The editorial categories are research topics that have guided researchers during the recovery phase and continue to be the impetus behind the Documents Project’s digital archive and the Critical Documents book series. Developed by the project’s Editorial Board, each of the teams analyzed this framework and adapted it to their local contexts in developing their research objectives and work plans during the Recovery Phase. Learn more on the Editorial Framework page.
This article provides a brief overview of Colombian art and a diagnosis of its general state in 1942. Luis Alberto Acuña asserts that Colombian art history can be divided into three distinct periods: the pre-Hispanic, the viceregal, and the contemporary. The first encompasses pre-Columbian art, with mostly religious—especially funerary—themes. The second, which encompasses the viceregal period, is widely influenced by the Spanish baroque; in Acuña’s view, the most important cultural product of the colonial period was wooden sculpture. Finally, what Acuña calls the “contemporary period” begins with independence and covers the entire history of the republic. Acuña names figures like José María Espinosa, Epifanio Garay, and Francisco Cano in his discussion of the history of Colombian painting since the 19th century. In closing, he mentions the concern with innovation on the part of the generations that emerged in the early 20th century, citing figures like Pedro Nel Gómez, Gonzalo Ariza, Rómulo Rozo, Julio Abril, Carlos Correa, Ramón Barba, and foreign artists like Frenchman Pierre Daguet.
The true aim of this article is to place in context and to describe a generation of artists that was trained abroad, a generation that questioned the academism prevalent in Colombia in the second half of the 19th century. Colombian master artist Luis Alberto Acuña (1904–1984) was part of a generation that, starting in the thirties, formulated a reflection on the limits of “the national” in art and questioned the Colombian tradition. In this context it is not startling that, though the title of the text refers to 20th-century art, it covers, albeit briefly, even the pre-Columbian period.
The article provides an interesting discussion of the gradual emergence of new aesthetic ideas such as the concern with visually “pure elements” and the open rejection of the reigning picturesque aesthetic, which justified the demand to include “the vernacular” in art.
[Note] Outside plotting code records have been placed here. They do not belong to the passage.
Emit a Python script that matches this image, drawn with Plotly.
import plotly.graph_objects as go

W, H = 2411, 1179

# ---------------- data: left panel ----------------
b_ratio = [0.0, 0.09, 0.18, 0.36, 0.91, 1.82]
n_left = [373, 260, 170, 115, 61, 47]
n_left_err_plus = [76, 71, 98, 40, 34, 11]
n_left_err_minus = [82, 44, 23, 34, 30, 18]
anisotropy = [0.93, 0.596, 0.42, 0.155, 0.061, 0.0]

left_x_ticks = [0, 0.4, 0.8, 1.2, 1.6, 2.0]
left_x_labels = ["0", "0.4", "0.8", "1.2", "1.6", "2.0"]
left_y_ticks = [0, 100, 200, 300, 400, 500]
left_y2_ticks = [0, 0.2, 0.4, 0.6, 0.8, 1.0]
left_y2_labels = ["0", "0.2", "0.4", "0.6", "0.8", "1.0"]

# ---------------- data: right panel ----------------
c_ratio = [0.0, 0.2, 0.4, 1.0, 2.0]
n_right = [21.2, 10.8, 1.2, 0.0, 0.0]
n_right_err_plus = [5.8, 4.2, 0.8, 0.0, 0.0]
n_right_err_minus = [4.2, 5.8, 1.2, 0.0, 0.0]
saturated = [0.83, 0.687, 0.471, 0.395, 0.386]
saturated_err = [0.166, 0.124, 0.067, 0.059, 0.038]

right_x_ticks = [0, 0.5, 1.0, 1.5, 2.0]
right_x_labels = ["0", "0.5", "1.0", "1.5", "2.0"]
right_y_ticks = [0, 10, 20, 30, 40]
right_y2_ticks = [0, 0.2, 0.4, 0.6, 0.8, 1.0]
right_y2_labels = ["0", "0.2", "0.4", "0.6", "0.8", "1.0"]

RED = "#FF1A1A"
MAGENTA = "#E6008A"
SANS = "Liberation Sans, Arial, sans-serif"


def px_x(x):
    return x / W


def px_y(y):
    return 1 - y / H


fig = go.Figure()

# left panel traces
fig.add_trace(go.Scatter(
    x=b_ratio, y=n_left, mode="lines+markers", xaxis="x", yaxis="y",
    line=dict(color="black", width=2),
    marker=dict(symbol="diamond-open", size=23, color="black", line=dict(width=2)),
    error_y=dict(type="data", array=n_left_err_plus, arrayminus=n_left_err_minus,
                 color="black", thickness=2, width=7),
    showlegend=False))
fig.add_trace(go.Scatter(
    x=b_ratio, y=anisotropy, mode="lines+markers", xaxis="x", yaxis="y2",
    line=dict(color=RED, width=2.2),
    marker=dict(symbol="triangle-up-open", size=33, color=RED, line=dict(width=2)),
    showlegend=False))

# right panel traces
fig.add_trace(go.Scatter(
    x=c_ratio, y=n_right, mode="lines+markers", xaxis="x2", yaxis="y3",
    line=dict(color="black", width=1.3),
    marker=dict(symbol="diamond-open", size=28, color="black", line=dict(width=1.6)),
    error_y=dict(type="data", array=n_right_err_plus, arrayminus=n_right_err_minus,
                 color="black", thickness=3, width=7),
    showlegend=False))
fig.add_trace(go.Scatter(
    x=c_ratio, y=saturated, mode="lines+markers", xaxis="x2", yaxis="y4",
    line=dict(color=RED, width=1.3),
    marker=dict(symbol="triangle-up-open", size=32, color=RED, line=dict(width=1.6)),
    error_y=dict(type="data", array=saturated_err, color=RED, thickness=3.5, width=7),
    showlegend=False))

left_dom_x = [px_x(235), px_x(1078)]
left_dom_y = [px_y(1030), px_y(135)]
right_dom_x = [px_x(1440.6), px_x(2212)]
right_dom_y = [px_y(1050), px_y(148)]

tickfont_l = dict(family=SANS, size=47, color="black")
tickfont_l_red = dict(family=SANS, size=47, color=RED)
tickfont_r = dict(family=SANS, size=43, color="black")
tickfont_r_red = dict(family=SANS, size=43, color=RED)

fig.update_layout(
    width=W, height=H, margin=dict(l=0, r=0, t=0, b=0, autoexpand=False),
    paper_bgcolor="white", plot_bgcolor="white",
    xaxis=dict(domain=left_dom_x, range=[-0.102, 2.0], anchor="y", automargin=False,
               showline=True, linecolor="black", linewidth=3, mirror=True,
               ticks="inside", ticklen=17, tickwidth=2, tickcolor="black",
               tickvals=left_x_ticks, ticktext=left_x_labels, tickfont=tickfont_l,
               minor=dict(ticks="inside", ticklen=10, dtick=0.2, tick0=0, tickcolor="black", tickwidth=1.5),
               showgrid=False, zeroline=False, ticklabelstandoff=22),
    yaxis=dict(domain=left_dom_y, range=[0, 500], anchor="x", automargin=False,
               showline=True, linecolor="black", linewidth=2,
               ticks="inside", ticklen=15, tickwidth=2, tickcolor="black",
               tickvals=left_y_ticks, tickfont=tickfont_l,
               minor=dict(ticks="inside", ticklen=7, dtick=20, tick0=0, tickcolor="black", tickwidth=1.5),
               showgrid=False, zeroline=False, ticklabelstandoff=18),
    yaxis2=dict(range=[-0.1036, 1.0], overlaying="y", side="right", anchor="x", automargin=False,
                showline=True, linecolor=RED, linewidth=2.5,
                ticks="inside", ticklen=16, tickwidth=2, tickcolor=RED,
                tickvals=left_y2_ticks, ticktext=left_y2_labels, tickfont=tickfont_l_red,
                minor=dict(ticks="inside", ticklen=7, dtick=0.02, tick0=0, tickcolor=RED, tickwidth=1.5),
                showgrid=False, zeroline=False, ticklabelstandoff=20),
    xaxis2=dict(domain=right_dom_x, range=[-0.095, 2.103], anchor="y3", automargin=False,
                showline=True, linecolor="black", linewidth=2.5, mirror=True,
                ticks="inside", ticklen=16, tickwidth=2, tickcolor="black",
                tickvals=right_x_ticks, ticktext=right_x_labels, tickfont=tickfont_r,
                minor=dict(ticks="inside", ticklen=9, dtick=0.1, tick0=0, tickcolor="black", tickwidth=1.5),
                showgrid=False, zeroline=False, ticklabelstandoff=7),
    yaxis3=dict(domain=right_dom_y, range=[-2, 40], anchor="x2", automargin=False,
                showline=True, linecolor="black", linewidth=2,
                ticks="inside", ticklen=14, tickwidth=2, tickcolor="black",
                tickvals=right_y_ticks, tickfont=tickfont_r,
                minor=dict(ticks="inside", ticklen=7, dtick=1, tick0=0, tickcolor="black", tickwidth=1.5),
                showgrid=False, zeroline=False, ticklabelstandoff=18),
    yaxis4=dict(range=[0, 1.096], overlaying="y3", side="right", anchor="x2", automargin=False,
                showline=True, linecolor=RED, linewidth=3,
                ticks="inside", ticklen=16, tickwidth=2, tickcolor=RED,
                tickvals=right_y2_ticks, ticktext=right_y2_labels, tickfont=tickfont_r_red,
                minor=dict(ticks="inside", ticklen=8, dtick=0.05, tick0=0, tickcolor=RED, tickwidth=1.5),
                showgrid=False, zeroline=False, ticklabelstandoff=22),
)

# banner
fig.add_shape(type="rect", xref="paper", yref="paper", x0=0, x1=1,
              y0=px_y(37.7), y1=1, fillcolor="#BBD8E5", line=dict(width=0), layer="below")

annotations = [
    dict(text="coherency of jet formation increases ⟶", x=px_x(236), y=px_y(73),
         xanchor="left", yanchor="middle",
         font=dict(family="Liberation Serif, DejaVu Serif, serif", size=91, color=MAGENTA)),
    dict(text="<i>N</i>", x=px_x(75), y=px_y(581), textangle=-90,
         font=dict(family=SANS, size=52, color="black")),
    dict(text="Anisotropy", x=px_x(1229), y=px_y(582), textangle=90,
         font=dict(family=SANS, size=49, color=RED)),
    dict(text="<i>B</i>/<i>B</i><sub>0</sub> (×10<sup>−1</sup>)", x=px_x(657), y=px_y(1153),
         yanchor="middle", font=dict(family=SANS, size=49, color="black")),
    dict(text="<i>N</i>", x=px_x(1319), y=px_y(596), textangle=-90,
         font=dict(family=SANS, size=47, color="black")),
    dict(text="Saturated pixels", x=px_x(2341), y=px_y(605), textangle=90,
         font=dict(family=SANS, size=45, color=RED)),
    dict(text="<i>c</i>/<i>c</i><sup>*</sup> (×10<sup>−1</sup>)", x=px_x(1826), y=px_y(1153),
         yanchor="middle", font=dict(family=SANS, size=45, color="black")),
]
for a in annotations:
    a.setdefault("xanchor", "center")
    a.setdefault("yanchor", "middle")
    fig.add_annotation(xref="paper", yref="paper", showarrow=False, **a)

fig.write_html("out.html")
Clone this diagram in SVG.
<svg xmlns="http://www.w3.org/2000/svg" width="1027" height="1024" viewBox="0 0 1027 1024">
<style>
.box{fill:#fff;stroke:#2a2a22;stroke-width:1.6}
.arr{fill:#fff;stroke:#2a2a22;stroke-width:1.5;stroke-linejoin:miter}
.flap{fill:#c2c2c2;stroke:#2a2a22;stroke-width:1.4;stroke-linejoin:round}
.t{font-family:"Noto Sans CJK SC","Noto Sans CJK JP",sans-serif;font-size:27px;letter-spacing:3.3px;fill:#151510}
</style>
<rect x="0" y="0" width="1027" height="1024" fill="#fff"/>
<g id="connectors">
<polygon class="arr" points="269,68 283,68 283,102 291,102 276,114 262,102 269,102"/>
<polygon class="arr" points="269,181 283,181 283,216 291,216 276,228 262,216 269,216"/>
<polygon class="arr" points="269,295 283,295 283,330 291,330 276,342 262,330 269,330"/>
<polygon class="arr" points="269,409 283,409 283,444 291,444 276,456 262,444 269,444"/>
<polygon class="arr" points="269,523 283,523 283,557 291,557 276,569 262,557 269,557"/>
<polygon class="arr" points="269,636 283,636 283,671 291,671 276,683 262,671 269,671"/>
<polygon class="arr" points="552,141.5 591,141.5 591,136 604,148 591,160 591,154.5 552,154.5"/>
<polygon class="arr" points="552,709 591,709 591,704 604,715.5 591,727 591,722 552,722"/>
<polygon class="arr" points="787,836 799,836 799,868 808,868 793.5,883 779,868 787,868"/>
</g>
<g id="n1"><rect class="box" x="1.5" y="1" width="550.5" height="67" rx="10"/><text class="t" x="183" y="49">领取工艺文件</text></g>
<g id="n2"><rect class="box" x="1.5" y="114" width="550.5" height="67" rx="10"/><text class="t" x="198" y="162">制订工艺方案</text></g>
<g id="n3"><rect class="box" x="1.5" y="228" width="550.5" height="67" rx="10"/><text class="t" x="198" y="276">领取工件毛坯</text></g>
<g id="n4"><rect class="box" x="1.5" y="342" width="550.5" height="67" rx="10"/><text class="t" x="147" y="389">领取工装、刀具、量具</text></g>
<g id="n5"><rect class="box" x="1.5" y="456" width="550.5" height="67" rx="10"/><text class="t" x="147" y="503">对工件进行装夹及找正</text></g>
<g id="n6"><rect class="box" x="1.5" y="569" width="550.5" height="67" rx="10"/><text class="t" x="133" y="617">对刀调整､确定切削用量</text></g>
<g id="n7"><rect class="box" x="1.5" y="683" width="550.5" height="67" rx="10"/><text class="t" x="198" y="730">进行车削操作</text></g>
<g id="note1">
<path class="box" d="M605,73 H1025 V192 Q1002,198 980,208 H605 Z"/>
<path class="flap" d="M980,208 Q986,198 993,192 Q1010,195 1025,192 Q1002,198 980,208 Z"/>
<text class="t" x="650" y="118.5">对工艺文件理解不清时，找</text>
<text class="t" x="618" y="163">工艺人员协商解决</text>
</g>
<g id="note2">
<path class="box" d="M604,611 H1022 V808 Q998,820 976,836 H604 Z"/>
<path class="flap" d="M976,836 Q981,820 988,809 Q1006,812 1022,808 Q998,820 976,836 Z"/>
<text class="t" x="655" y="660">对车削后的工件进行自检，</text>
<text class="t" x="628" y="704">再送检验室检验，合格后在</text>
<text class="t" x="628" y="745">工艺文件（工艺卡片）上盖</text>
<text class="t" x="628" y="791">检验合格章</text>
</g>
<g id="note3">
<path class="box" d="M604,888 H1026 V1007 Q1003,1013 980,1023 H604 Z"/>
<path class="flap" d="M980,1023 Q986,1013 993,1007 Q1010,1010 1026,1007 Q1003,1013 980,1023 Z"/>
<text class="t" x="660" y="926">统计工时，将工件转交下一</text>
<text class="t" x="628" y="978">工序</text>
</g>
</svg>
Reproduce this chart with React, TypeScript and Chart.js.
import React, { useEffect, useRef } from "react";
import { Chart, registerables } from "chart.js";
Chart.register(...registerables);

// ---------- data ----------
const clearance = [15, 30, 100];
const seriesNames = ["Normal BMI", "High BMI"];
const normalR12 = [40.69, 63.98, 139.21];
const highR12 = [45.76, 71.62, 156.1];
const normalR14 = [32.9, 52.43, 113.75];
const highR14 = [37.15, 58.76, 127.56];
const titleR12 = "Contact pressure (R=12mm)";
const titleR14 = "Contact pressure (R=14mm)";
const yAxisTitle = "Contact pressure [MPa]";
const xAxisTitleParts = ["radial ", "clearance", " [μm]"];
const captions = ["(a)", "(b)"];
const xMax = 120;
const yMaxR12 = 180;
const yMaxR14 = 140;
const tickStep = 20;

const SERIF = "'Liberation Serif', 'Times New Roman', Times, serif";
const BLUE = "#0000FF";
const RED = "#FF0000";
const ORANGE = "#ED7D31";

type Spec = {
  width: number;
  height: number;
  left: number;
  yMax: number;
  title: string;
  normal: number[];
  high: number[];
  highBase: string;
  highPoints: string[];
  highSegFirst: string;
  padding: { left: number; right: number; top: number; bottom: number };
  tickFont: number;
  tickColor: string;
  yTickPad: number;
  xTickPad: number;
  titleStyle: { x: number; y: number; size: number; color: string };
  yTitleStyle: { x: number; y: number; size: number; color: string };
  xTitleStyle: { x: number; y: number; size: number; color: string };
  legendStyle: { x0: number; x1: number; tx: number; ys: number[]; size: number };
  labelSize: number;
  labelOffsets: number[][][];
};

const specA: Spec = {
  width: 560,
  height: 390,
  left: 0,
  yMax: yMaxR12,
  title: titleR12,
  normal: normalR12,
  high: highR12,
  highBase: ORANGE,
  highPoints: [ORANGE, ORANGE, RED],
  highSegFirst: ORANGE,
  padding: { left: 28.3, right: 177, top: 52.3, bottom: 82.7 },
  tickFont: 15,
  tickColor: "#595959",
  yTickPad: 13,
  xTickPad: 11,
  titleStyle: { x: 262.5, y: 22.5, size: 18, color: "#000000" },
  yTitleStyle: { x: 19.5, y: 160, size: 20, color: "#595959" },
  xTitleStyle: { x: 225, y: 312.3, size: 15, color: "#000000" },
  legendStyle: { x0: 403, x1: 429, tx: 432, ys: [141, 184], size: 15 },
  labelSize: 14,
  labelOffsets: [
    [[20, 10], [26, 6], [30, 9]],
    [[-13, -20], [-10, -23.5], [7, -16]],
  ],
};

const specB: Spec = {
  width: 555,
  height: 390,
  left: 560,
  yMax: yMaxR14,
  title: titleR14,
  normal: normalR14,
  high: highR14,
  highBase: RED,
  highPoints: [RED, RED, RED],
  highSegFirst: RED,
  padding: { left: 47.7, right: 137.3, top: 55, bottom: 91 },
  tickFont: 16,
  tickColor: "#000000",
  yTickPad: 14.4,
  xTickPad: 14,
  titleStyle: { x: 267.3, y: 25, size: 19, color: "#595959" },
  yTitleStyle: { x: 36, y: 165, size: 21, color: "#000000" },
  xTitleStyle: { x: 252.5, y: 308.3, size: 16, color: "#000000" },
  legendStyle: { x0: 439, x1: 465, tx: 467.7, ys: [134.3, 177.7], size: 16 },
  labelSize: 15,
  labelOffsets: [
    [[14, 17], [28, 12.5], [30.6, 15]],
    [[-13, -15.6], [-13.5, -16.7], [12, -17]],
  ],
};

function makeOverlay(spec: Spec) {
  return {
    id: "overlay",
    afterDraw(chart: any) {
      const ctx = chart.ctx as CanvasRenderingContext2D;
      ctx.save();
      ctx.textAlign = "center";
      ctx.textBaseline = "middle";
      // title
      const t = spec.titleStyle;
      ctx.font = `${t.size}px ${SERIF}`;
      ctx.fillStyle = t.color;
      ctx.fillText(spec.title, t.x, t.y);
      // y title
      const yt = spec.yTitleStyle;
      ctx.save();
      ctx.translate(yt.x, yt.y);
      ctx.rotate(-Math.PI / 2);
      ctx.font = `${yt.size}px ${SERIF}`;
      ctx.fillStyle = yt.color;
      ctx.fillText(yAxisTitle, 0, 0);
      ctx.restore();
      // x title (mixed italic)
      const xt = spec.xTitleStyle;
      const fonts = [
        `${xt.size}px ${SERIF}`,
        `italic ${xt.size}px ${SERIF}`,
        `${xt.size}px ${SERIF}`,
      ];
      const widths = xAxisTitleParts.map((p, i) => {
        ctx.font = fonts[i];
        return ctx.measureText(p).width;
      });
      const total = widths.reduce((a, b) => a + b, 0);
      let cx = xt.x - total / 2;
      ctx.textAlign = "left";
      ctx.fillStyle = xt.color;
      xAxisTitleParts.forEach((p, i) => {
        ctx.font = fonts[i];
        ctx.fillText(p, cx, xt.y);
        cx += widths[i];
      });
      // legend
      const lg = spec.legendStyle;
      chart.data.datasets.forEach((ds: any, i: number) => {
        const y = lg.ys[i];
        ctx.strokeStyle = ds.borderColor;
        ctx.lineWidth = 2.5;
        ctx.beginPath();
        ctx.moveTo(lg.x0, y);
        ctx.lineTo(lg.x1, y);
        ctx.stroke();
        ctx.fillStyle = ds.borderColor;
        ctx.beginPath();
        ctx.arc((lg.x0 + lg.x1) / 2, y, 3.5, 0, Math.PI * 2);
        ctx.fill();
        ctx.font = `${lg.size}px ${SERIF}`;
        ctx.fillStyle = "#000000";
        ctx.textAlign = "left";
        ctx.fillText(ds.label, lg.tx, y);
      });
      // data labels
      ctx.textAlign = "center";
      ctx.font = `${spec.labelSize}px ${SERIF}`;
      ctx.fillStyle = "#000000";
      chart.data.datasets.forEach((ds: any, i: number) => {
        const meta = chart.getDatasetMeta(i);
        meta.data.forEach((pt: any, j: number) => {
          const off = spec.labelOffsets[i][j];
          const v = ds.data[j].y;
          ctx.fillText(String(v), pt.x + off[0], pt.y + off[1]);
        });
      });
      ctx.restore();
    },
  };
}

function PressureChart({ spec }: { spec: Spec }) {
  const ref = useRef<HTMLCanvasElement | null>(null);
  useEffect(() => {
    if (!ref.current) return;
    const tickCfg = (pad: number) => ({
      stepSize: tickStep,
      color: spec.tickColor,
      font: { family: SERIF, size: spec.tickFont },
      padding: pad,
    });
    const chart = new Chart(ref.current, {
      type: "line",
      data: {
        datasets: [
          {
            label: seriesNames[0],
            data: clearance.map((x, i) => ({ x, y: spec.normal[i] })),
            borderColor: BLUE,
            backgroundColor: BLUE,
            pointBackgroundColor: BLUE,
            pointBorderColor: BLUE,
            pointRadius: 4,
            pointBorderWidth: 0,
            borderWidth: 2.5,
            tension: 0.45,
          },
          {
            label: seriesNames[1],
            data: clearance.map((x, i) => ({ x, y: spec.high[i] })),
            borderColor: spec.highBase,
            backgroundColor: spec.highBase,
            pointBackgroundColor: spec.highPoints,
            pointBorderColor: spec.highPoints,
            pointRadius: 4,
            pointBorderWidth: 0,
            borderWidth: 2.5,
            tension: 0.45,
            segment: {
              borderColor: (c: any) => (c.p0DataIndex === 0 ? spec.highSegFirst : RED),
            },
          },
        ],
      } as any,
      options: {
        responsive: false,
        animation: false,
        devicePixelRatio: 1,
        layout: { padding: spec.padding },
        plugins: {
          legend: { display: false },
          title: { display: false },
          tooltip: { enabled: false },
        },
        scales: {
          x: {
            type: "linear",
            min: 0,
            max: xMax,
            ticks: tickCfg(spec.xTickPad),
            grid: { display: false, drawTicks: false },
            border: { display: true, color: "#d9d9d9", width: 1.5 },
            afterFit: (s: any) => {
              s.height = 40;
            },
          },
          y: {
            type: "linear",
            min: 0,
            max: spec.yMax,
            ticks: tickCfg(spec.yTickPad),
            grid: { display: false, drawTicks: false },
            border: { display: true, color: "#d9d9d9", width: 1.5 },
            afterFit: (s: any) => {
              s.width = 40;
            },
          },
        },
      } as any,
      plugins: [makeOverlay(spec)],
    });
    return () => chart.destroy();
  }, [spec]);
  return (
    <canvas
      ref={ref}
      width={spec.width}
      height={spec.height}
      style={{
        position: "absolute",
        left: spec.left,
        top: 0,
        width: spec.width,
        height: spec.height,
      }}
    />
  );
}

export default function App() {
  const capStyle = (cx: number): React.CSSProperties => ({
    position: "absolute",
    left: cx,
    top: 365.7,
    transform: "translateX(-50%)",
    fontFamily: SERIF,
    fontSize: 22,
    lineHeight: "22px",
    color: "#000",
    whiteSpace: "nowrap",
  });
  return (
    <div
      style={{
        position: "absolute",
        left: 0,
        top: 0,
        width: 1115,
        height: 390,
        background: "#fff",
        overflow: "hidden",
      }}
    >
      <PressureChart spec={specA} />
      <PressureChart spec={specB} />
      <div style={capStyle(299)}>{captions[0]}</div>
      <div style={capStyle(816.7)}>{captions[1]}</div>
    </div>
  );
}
According to Acuña, work as early as that of Colombian painter Roberto Pizano (1896–1929) evidenced the influence of French Impressionism, attesting to curiosity about the foreign artistic movements of the time. That curiosity gained ground thanks to the decisive experiences abroad of some artists, among them Pedro Nel Gómez (1899–1984), Ignacio Gómez Jaramillo (1910–1970), and Gonzalo Ariza (1912–1995).
It is significant that the article was written in Tacubaya, a neighborhood in western Mexico City. This is one of the first texts to recognize the important role played by Ramón Barba (1894–1964) and French artist Pierre Daguet (1910–1980) in giving shape to Colombian art, evidencing an intellectual framework that went beyond national borders. This, in turn, facilitated openness to international debates and tendencies.